The final element of "the problem with Hillary" is that, as many others have said, she might not be electable, even against a Republican field that ranges from laughable to delusional. Can a Batman villain like Rudy Giuliani actually get elected? Can a John McCain, who thinks we are winning the war in Iraq--a war that wouldn't exist if we weren't in it--actually get a day pass out of the asylum where he must spend the nights? It's hard to say, but certainly any Republican's chances--or for that matter Michael Bloomberg's chances--are greatly enhanced by a projected match up against Hillary.

As contrasted to Hillary, Barack Obama does fit the political moment but not in a good way. The problem with Obama's politics is that they are, like the culture, cosmetic. Rather than run as an actual change candidate, Obama has chosen to run as a symbolic change candidate, a charismatic young bi-racial man as a symbol of change. However it's hard to say what change Obama actually represents beyond his assurances of it.

And then there's John Edwards. Edwards is not a perfect candidate, but Edwards is running a transformational political campaign, and in doing so, is addressing the real issues and challenges we face as a people and a species. Edwards is attacking the collusion of the investment banks, the insurance companies and your government. He's calling those trade deals rammed through by the last Democratic President what they are, a sell out of the American working class to international Capital. Edwards is naming the system, the first viable Democrat in a Presidential campaign to do so in a long, long time.
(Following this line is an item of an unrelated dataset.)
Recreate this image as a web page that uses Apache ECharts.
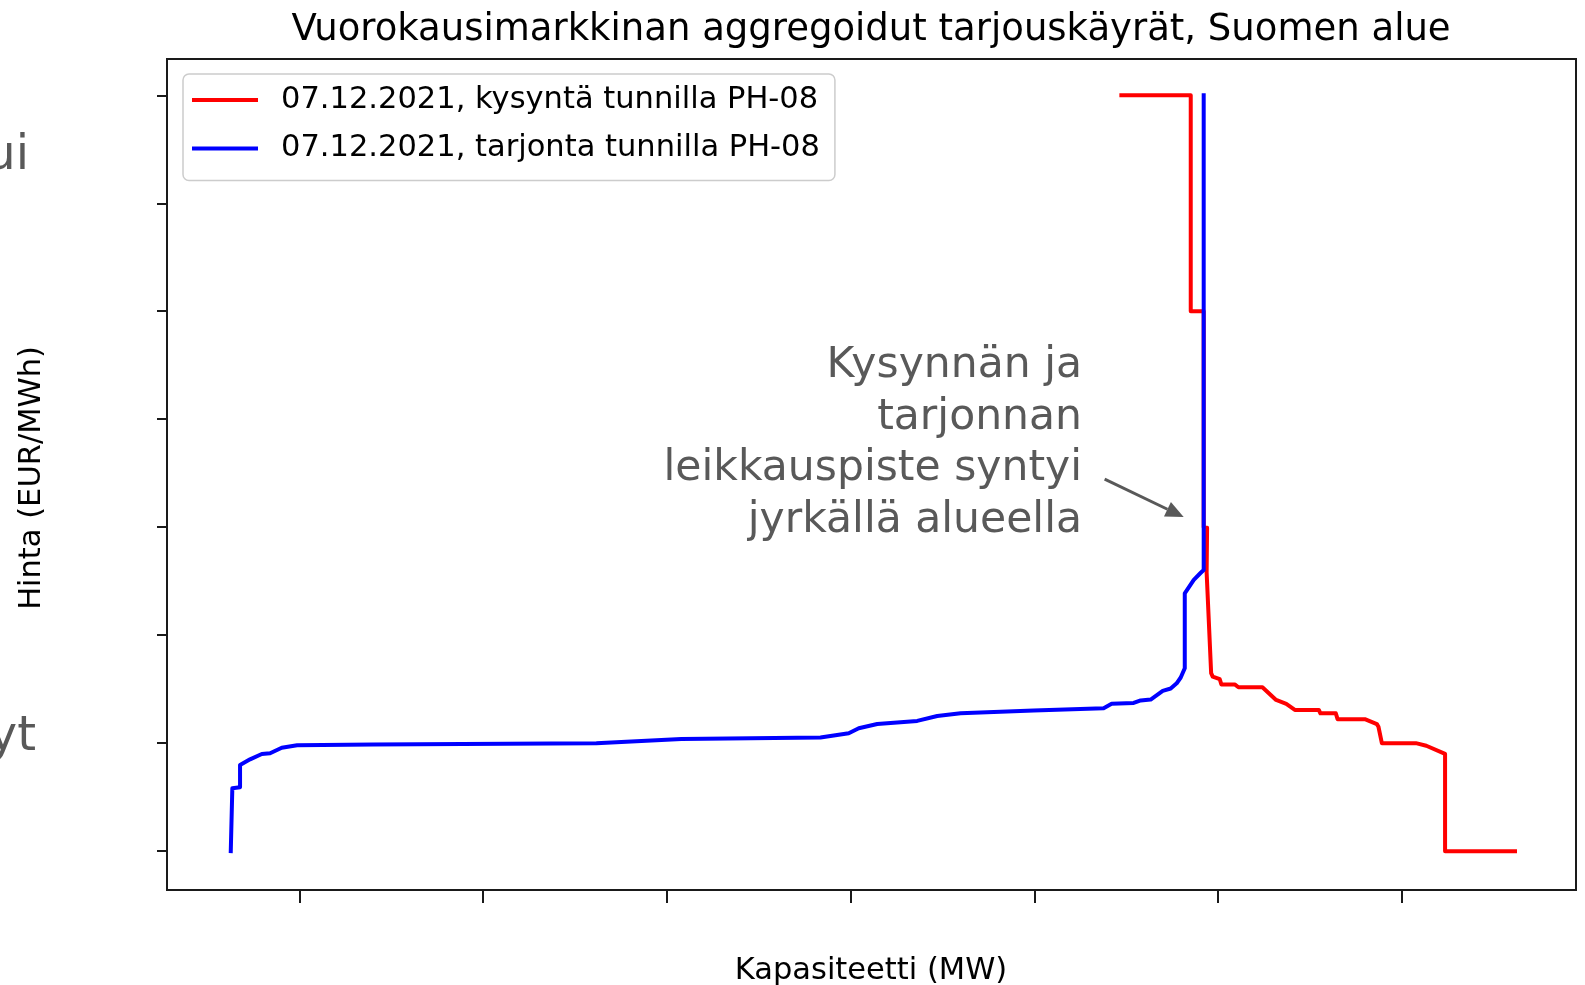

If this election is really to be about change, the question for Hillary, Obama and Edwards becomes, who's willing to take a stand against the system? Who's willing to take a risk on behalf of people who've been locked out or left behind; people without influence, people who might not even show up to vote? If this election is really to be about change, the question for Hillary, Obama and Edwards is "Which side are you on?" By that measure, I think the candidate of change is fairly obvious.